[start of GIVEN ENTRIES]
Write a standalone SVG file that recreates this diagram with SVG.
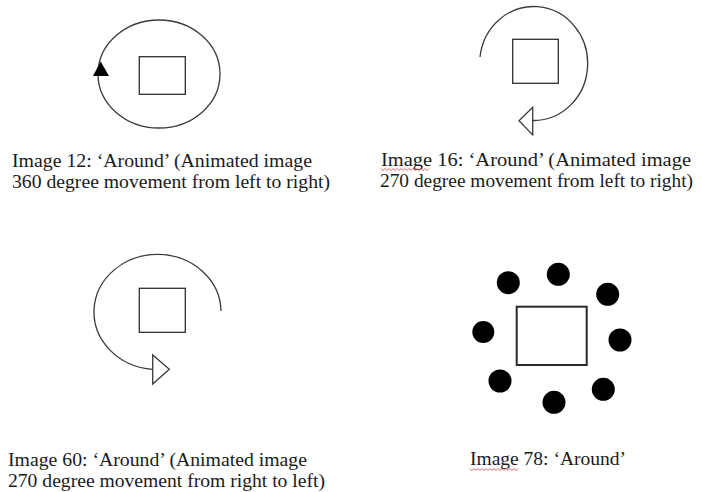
[end of GIVEN ENTRIES]
[start of GIVEN ENTRIES]
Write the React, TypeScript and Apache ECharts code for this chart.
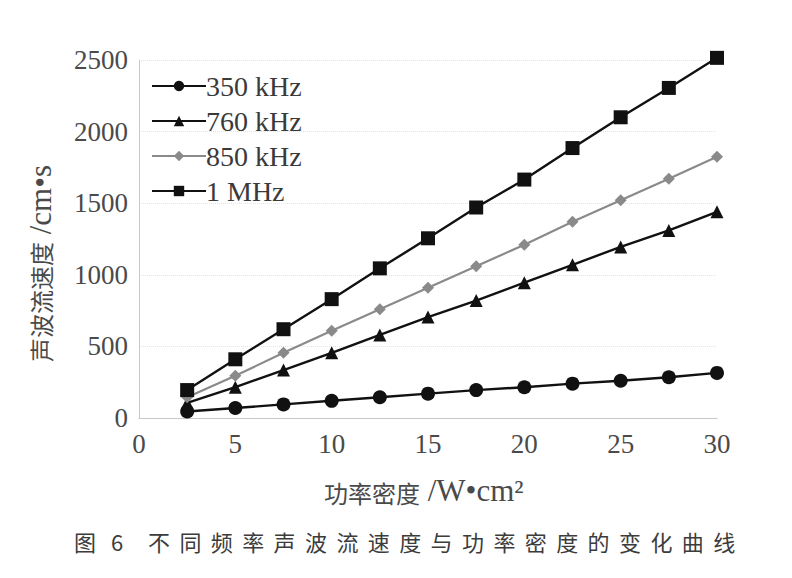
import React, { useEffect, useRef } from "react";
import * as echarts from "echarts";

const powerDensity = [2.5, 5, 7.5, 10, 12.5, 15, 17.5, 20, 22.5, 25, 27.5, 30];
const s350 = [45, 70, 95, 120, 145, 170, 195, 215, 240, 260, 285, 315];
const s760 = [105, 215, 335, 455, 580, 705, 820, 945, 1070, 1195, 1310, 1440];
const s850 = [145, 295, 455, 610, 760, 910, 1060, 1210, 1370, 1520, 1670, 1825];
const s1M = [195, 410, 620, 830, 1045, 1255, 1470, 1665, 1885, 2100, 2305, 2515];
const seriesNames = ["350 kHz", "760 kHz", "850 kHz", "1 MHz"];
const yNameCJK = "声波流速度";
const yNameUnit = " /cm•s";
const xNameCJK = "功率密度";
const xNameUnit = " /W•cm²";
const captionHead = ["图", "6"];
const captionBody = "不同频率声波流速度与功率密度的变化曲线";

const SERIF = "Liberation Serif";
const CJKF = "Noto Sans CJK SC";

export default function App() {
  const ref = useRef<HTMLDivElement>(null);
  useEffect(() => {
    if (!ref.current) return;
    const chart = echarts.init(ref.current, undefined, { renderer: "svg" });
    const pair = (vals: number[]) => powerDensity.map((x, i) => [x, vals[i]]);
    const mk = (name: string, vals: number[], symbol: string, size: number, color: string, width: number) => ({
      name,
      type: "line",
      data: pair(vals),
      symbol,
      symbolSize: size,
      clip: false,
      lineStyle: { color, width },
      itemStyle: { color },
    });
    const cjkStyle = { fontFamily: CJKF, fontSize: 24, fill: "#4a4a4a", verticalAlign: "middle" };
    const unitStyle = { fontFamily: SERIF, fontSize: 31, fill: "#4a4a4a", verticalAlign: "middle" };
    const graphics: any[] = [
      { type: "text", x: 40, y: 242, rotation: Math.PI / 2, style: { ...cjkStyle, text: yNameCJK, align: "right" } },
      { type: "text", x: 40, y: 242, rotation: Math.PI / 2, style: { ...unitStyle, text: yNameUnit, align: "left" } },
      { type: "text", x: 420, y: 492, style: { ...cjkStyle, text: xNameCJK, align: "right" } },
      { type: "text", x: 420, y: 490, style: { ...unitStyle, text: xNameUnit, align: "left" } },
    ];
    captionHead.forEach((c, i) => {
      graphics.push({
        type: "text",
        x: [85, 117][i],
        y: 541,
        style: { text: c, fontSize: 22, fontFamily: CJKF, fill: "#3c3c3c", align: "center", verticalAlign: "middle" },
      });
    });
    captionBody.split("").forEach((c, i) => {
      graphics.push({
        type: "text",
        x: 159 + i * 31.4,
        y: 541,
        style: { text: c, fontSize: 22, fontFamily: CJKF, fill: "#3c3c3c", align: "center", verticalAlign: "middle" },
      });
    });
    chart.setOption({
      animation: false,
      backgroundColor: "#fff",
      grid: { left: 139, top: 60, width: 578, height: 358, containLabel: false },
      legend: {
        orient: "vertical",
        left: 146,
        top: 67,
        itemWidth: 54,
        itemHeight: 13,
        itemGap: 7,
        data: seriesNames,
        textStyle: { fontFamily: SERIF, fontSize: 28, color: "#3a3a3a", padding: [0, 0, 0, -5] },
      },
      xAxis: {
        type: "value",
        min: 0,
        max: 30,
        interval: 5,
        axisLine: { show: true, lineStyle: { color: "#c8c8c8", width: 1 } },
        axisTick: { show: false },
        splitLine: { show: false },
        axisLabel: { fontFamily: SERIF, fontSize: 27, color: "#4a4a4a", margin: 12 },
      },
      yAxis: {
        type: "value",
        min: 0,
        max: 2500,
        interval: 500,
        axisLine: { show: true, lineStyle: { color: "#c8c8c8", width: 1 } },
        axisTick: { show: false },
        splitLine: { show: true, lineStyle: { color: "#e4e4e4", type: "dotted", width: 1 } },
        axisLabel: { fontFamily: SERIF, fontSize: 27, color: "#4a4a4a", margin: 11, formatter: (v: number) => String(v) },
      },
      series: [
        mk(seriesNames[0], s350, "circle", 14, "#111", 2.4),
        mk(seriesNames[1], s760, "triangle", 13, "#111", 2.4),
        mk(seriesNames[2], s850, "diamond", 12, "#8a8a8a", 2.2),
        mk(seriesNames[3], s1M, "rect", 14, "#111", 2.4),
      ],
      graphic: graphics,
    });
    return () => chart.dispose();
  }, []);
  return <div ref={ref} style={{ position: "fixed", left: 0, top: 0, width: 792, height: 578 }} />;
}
[end of GIVEN ENTRIES]
WHAT TO WORK ON: Look above for the line with "Write the React, TypeScript" and copy exactly from it through the line with "import * as", both included. Omit the pictures.

CORRECT OUTPUT:
Write the React, TypeScript and Apache ECharts code for this chart.
import React, { useEffect, useRef } from "react";
import * as echarts from "echarts";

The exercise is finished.